» Data supplied:
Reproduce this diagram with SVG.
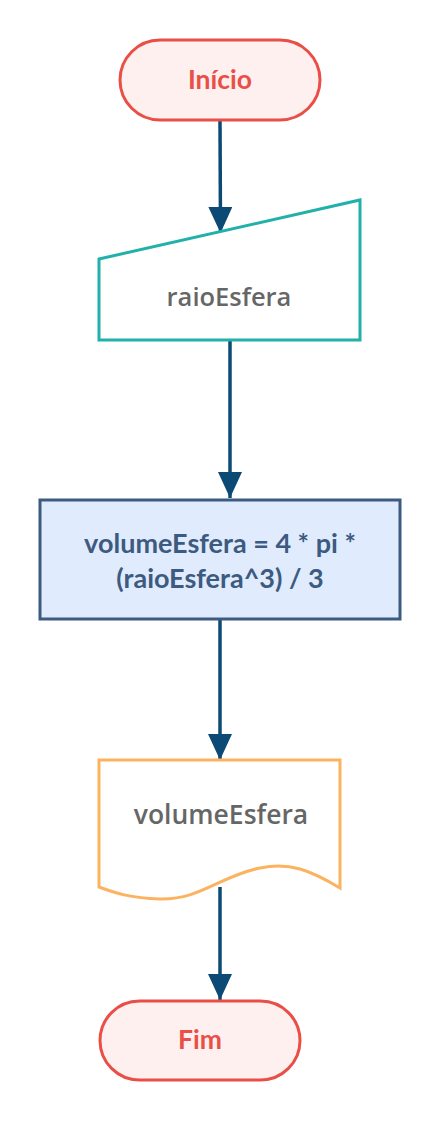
<svg xmlns="http://www.w3.org/2000/svg" width="441" height="1121" viewBox="0 0 441 1121">
<style>
.term{fill:#fef0ef;stroke:#ea4f47;stroke-width:3}
.termt{font-family:Lato,"Liberation Sans",sans-serif;font-weight:bold;font-size:26.5px;fill:#ea4f47;text-anchor:middle}
.lbl{font-family:"Open Sans","Liberation Sans",sans-serif;font-weight:600;fill:#666666;text-anchor:middle}
.proct{font-family:Lato,"Liberation Sans",sans-serif;font-weight:bold;font-size:27px;fill:#3d5a80;text-anchor:middle}
.conn{stroke:#0b4a75;stroke-width:3.5;fill:none}
</style>
<defs>
<marker id="ah" markerUnits="userSpaceOnUse" markerWidth="28" markerHeight="24" refX="26" refY="12" orient="auto">
<polygon points="0,0 26,12 0,24" fill="#0b4a75"/>
</marker>
</defs>
<g id="connectors">
<line class="conn" x1="220" y1="121" x2="220.5" y2="233" marker-end="url(#ah)"/>
<line class="conn" x1="230" y1="340" x2="230" y2="498" marker-end="url(#ah)"/>
<line class="conn" x1="220" y1="620" x2="220" y2="760" marker-end="url(#ah)"/>
<line class="conn" x1="220" y1="887" x2="220" y2="1000" marker-end="url(#ah)"/>
</g>
<g id="inicio">
<rect class="term" x="120" y="40" width="200" height="80" rx="40"/>
<text class="termt" x="220" y="89">Início</text>
</g>
<g id="entrada">
<polygon points="99,259 360,200 360,340 99,340" fill="#ffffff" stroke="#22b0aa" stroke-width="3"/>
<text class="lbl" x="229" y="306" font-size="25.5">raioEsfera</text>
</g>
<g id="processo">
<rect x="40" y="500" width="360" height="119" fill="#e0ecfd" stroke="#3d5a80" stroke-width="3"/>
<text class="proct" x="220" y="553">volumeEsfera = 4 * pi *</text>
<text class="proct" x="220" y="588">(raioEsfera^3) / 3</text>
</g>
<g id="saida">
<path d="M99,760 H340 V888 C310,870 290,862 260,868 C220,876 200,900 160,899 C130,898 115,893 99,887 Z" fill="#ffffff" stroke="#fbb360" stroke-width="3"/>
<text class="lbl" x="221" y="824" font-size="26.5">volumeEsfera</text>
</g>
<g id="fim">
<rect class="term" x="100" y="1001" width="200" height="79" rx="39.5"/>
<text class="termt" x="200" y="1049">Fim</text>
</g>
</svg>
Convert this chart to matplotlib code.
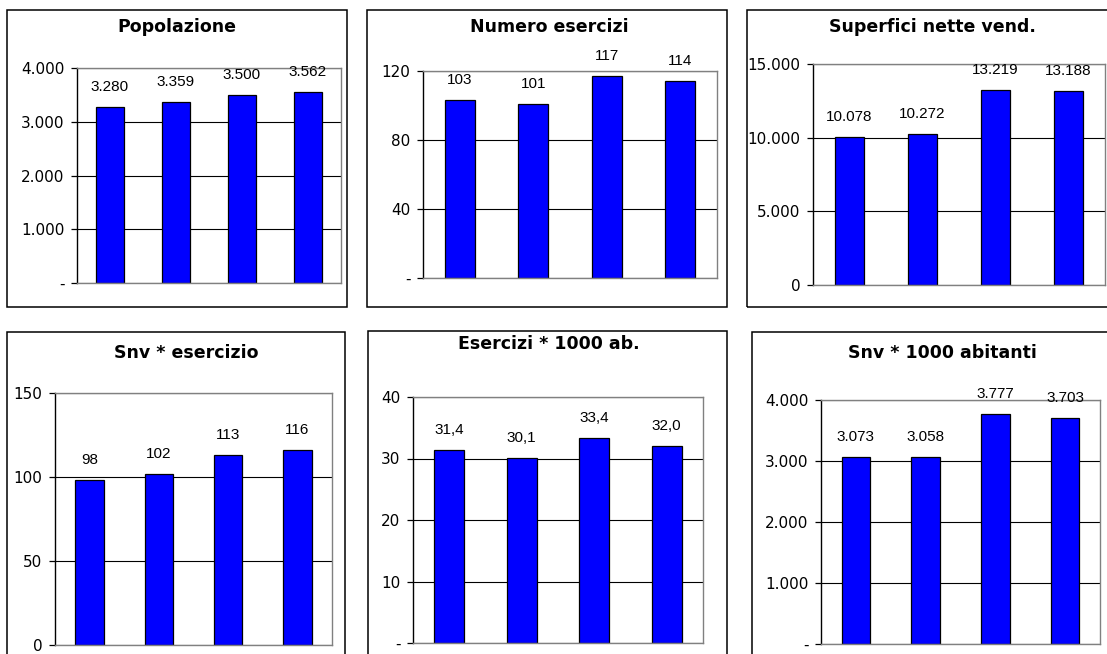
import matplotlib
matplotlib.use("Agg")
import matplotlib.pyplot as plt
from matplotlib.patches import Rectangle
from matplotlib.ticker import FixedLocator, FuncFormatter

plt.rcParams['font.family'] = ['DejaVu Sans']

# Four periods per indicator (category labels are not displayed)
periods = ["1", "2", "3", "4"]

popolazione = [3280, 3359, 3500, 3562]
numero_esercizi = [103, 101, 117, 114]
superfici_nette = [10078, 10272, 13219, 13188]
snv_per_esercizio = [98, 102, 113, 116]
esercizi_per_1000 = [31.4, 30.1, 33.4, 32.0]
snv_per_1000 = [3073, 3058, 3777, 3703]

titles = ["Popolazione", "Numero esercizi", "Superfici nette vend.",
          "Snv * esercizio", "Esercizi * 1000 ab.", "Snv * 1000 abitanti"]

W, H = 1107, 654
fig = plt.figure(figsize=(W / 100, H / 100), dpi=100)
fig.patch.set_facecolor("white")


def fig_rect(x0, y0, x1, y1):
    return [x0 / W, 1 - y1 / H, (x1 - x0) / W, (y1 - y0) / H]


def it_number(v, decimals=0, zero=None):
    if v == 0 and zero is not None:
        return zero
    s = f"{v:,.{decimals}f}"
    return s.replace(",", "X").replace(".", ",").replace("X", ".")


panels = [
    # values, box, plot area, ticks, zero label, decimals, title centre
    dict(vals=popolazione, box=(7, 10, 347, 307), plot=(77, 68, 341, 283),
         ticks=[0, 1000, 2000, 3000, 4000], zero="-", dec=0, tc=(177, 27)),
    dict(vals=numero_esercizi, box=(367, 10, 727, 307), plot=(423, 71, 717, 278),
         ticks=[0, 40, 80, 120], zero="-", dec=0, tc=(549, 27)),
    dict(vals=superfici_nette, box=(747, 10, 1115, 307), plot=(813, 64, 1105, 285),
         ticks=[0, 5000, 10000, 15000], zero=None, dec=0, tc=(932, 27)),
    dict(vals=snv_per_esercizio, box=(7, 332, 345, 670), plot=(55, 393, 332, 645),
         ticks=[0, 50, 100, 150], zero=None, dec=0, tc=(186, 353)),
    dict(vals=esercizi_per_1000, box=(368, 331, 727, 670), plot=(413, 397, 703, 643),
         ticks=[0, 10, 20, 30, 40], zero="-", dec=1, tc=(549, 344)),
    dict(vals=snv_per_1000, box=(752, 332, 1115, 670), plot=(821, 400, 1100, 644),
         ticks=[0, 1000, 2000, 3000, 4000], zero="-", dec=0, tc=(942, 353)),
]

for p, title in zip(panels, titles):
    # chart-area frame
    bx0, by0, bx1, by1 = p["box"]
    fig.add_artist(Rectangle((bx0 / W, 1 - by1 / H), (bx1 - bx0) / W, (by1 - by0) / H,
                             transform=fig.transFigure, fill=False,
                             edgecolor="black", linewidth=1.1))
    fig.text(p["tc"][0] / W, 1 - p["tc"][1] / H, title, ha="center", va="center",
             fontsize=12.5, fontweight="bold", color="black")

    ax = fig.add_axes(fig_rect(*p["plot"]))
    x = list(range(len(periods)))
    ax.bar(x, p["vals"], width=0.41, color="#0000FF", edgecolor="black",
           linewidth=0.9, zorder=2)
    ax.set_xlim(-0.5, len(periods) - 0.5)
    ax.set_ylim(p["ticks"][0], p["ticks"][-1])
    ax.set_xticks([])
    ax.yaxis.set_major_locator(FixedLocator(p["ticks"]))
    dec, zero = p["dec"], p["zero"]
    ax.yaxis.set_major_formatter(FuncFormatter(
        lambda v, pos, d=dec, z=zero: it_number(v, 0 if v == int(v) else d, z)))
    ax.tick_params(axis="y", direction="out", length=4, width=0.9, pad=5,
                   labelsize=11, colors="black")
    ax.yaxis.grid(True, color="black", linewidth=0.8)
    ax.set_axisbelow(True)
    ax.spines["left"].set_color("black")
    ax.spines["left"].set_linewidth(1.0)
    for s in ("top", "right", "bottom"):
        ax.spines[s].set_color("#808080")
        ax.spines[s].set_linewidth(1.0)
    ax.set_facecolor("white")

    for xi, v in zip(x, p["vals"]):
        ax.annotate(it_number(v, dec), (xi, v), xytext=(0, 20 * 0.72),
                    textcoords="offset points", ha="center", va="center",
                    fontsize=11, family="Liberation Sans", color="black",
                    annotation_clip=False)

fig.savefig("out.png", dpi=100, facecolor="white")
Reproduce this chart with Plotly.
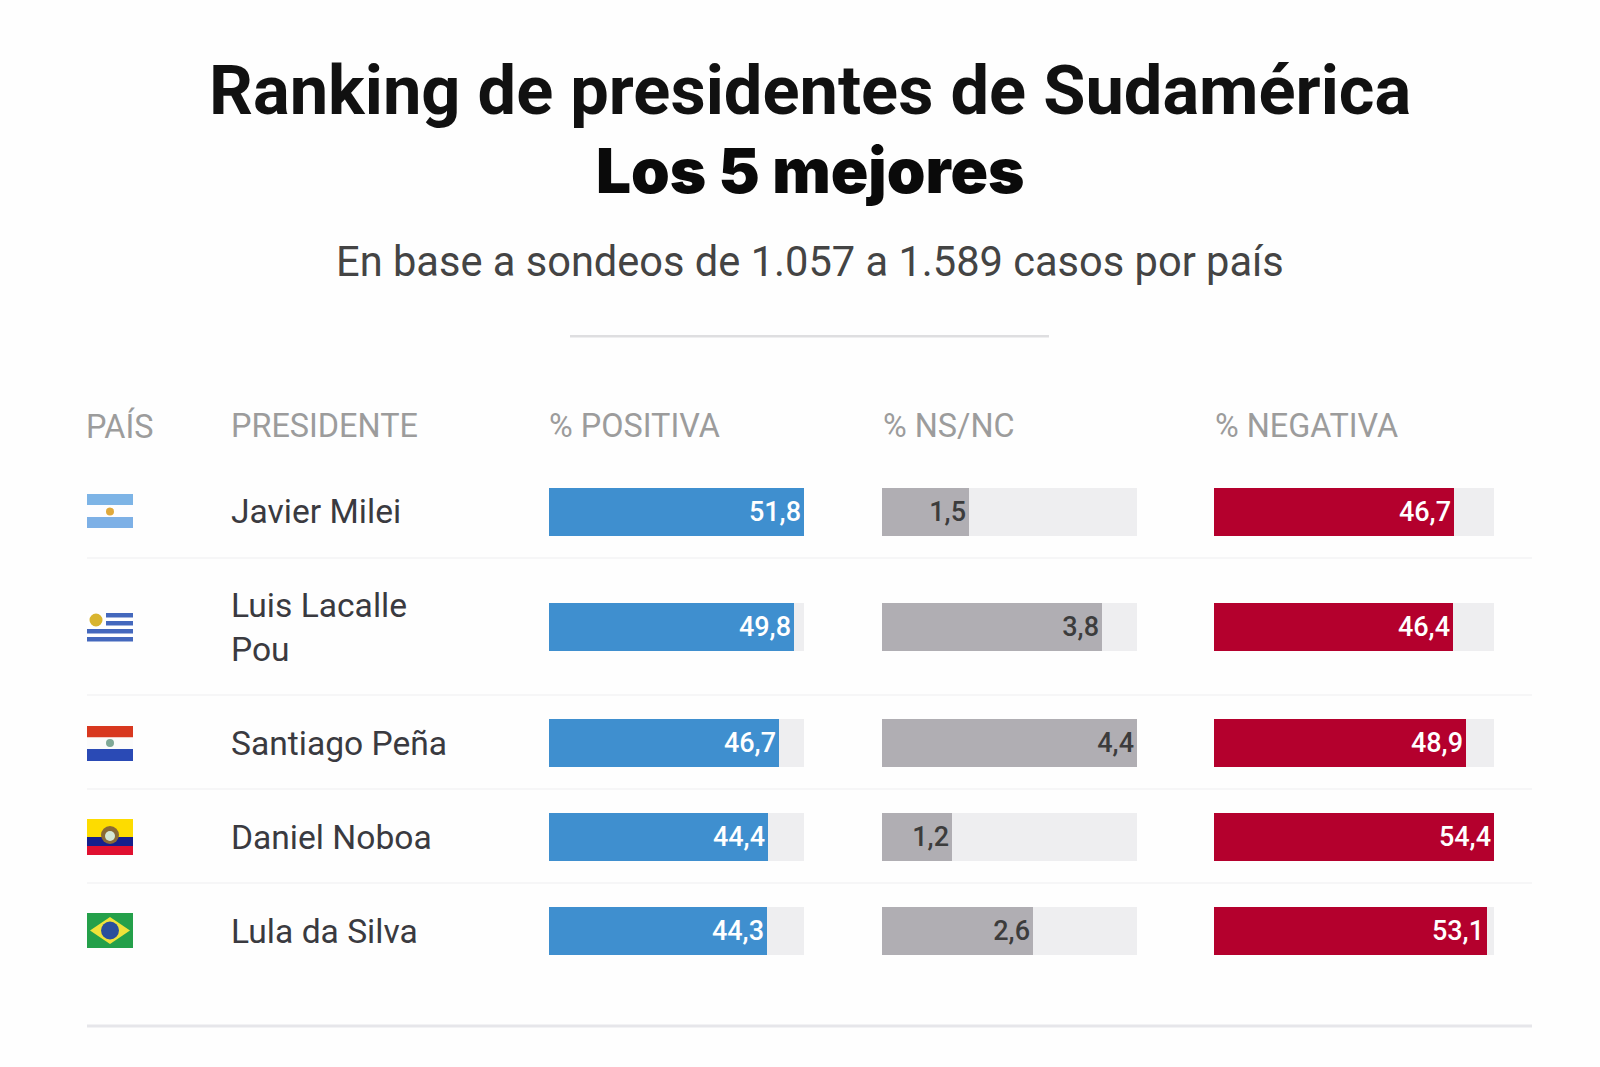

» What you have to do: Repeat the material exactly as it reads, without any of its pictures.

» Task output:
Reproduce this diagram with SVG.
<svg xmlns="http://www.w3.org/2000/svg" width="441" height="1121" viewBox="0 0 441 1121">
<style>
.term{fill:#fef0ef;stroke:#ea4f47;stroke-width:3}
.termt{font-family:Lato,"Liberation Sans",sans-serif;font-weight:bold;font-size:26.5px;fill:#ea4f47;text-anchor:middle}
.lbl{font-family:"Open Sans","Liberation Sans",sans-serif;font-weight:600;fill:#666666;text-anchor:middle}
.proct{font-family:Lato,"Liberation Sans",sans-serif;font-weight:bold;font-size:27px;fill:#3d5a80;text-anchor:middle}
.conn{stroke:#0b4a75;stroke-width:3.5;fill:none}
</style>
<defs>
<marker id="ah" markerUnits="userSpaceOnUse" markerWidth="28" markerHeight="24" refX="26" refY="12" orient="auto">
<polygon points="0,0 26,12 0,24" fill="#0b4a75"/>
</marker>
</defs>
<g id="connectors">
<line class="conn" x1="220" y1="121" x2="220.5" y2="233" marker-end="url(#ah)"/>
<line class="conn" x1="230" y1="340" x2="230" y2="498" marker-end="url(#ah)"/>
<line class="conn" x1="220" y1="620" x2="220" y2="760" marker-end="url(#ah)"/>
<line class="conn" x1="220" y1="887" x2="220" y2="1000" marker-end="url(#ah)"/>
</g>
<g id="inicio">
<rect class="term" x="120" y="40" width="200" height="80" rx="40"/>
<text class="termt" x="220" y="89">Início</text>
</g>
<g id="entrada">
<polygon points="99,259 360,200 360,340 99,340" fill="#ffffff" stroke="#22b0aa" stroke-width="3"/>
<text class="lbl" x="229" y="306" font-size="25.5">raioEsfera</text>
</g>
<g id="processo">
<rect x="40" y="500" width="360" height="119" fill="#e0ecfd" stroke="#3d5a80" stroke-width="3"/>
<text class="proct" x="220" y="553">volumeEsfera = 4 * pi *</text>
<text class="proct" x="220" y="588">(raioEsfera^3) / 3</text>
</g>
<g id="saida">
<path d="M99,760 H340 V888 C310,870 290,862 260,868 C220,876 200,900 160,899 C130,898 115,893 99,887 Z" fill="#ffffff" stroke="#fbb360" stroke-width="3"/>
<text class="lbl" x="221" y="824" font-size="26.5">volumeEsfera</text>
</g>
<g id="fim">
<rect class="term" x="100" y="1001" width="200" height="79" rx="39.5"/>
<text class="termt" x="200" y="1049">Fim</text>
</g>
</svg>
Convert this chart to matplotlib code.
import matplotlib
matplotlib.use("Agg")
import matplotlib.pyplot as plt
from matplotlib.patches import Rectangle
from matplotlib.ticker import FixedLocator, FuncFormatter

plt.rcParams['font.family'] = ['DejaVu Sans']

# Four periods per indicator (category labels are not displayed)
periods = ["1", "2", "3", "4"]

popolazione = [3280, 3359, 3500, 3562]
numero_esercizi = [103, 101, 117, 114]
superfici_nette = [10078, 10272, 13219, 13188]
snv_per_esercizio = [98, 102, 113, 116]
esercizi_per_1000 = [31.4, 30.1, 33.4, 32.0]
snv_per_1000 = [3073, 3058, 3777, 3703]

titles = ["Popolazione", "Numero esercizi", "Superfici nette vend.",
          "Snv * esercizio", "Esercizi * 1000 ab.", "Snv * 1000 abitanti"]

W, H = 1107, 654
fig = plt.figure(figsize=(W / 100, H / 100), dpi=100)
fig.patch.set_facecolor("white")


def fig_rect(x0, y0, x1, y1):
    return [x0 / W, 1 - y1 / H, (x1 - x0) / W, (y1 - y0) / H]


def it_number(v, decimals=0, zero=None):
    if v == 0 and zero is not None:
        return zero
    s = f"{v:,.{decimals}f}"
    return s.replace(",", "X").replace(".", ",").replace("X", ".")


panels = [
    # values, box, plot area, ticks, zero label, decimals, title centre
    dict(vals=popolazione, box=(7, 10, 347, 307), plot=(77, 68, 341, 283),
         ticks=[0, 1000, 2000, 3000, 4000], zero="-", dec=0, tc=(177, 27)),
    dict(vals=numero_esercizi, box=(367, 10, 727, 307), plot=(423, 71, 717, 278),
         ticks=[0, 40, 80, 120], zero="-", dec=0, tc=(549, 27)),
    dict(vals=superfici_nette, box=(747, 10, 1115, 307), plot=(813, 64, 1105, 285),
         ticks=[0, 5000, 10000, 15000], zero=None, dec=0, tc=(932, 27)),
    dict(vals=snv_per_esercizio, box=(7, 332, 345, 670), plot=(55, 393, 332, 645),
         ticks=[0, 50, 100, 150], zero=None, dec=0, tc=(186, 353)),
    dict(vals=esercizi_per_1000, box=(368, 331, 727, 670), plot=(413, 397, 703, 643),
         ticks=[0, 10, 20, 30, 40], zero="-", dec=1, tc=(549, 344)),
    dict(vals=snv_per_1000, box=(752, 332, 1115, 670), plot=(821, 400, 1100, 644),
         ticks=[0, 1000, 2000, 3000, 4000], zero="-", dec=0, tc=(942, 353)),
]

for p, title in zip(panels, titles):
    # chart-area frame
    bx0, by0, bx1, by1 = p["box"]
    fig.add_artist(Rectangle((bx0 / W, 1 - by1 / H), (bx1 - bx0) / W, (by1 - by0) / H,
                             transform=fig.transFigure, fill=False,
                             edgecolor="black", linewidth=1.1))
    fig.text(p["tc"][0] / W, 1 - p["tc"][1] / H, title, ha="center", va="center",
             fontsize=12.5, fontweight="bold", color="black")

    ax = fig.add_axes(fig_rect(*p["plot"]))
    x = list(range(len(periods)))
    ax.bar(x, p["vals"], width=0.41, color="#0000FF", edgecolor="black",
           linewidth=0.9, zorder=2)
    ax.set_xlim(-0.5, len(periods) - 0.5)
    ax.set_ylim(p["ticks"][0], p["ticks"][-1])
    ax.set_xticks([])
    ax.yaxis.set_major_locator(FixedLocator(p["ticks"]))
    dec, zero = p["dec"], p["zero"]
    ax.yaxis.set_major_formatter(FuncFormatter(
        lambda v, pos, d=dec, z=zero: it_number(v, 0 if v == int(v) else d, z)))
    ax.tick_params(axis="y", direction="out", length=4, width=0.9, pad=5,
                   labelsize=11, colors="black")
    ax.yaxis.grid(True, color="black", linewidth=0.8)
    ax.set_axisbelow(True)
    ax.spines["left"].set_color("black")
    ax.spines["left"].set_linewidth(1.0)
    for s in ("top", "right", "bottom"):
        ax.spines[s].set_color("#808080")
        ax.spines[s].set_linewidth(1.0)
    ax.set_facecolor("white")

    for xi, v in zip(x, p["vals"]):
        ax.annotate(it_number(v, dec), (xi, v), xytext=(0, 20 * 0.72),
                    textcoords="offset points", ha="center", va="center",
                    fontsize=11, family="Liberation Sans", color="black",
                    annotation_clip=False)

fig.savefig("out.png", dpi=100, facecolor="white")
Reproduce this chart with Plotly.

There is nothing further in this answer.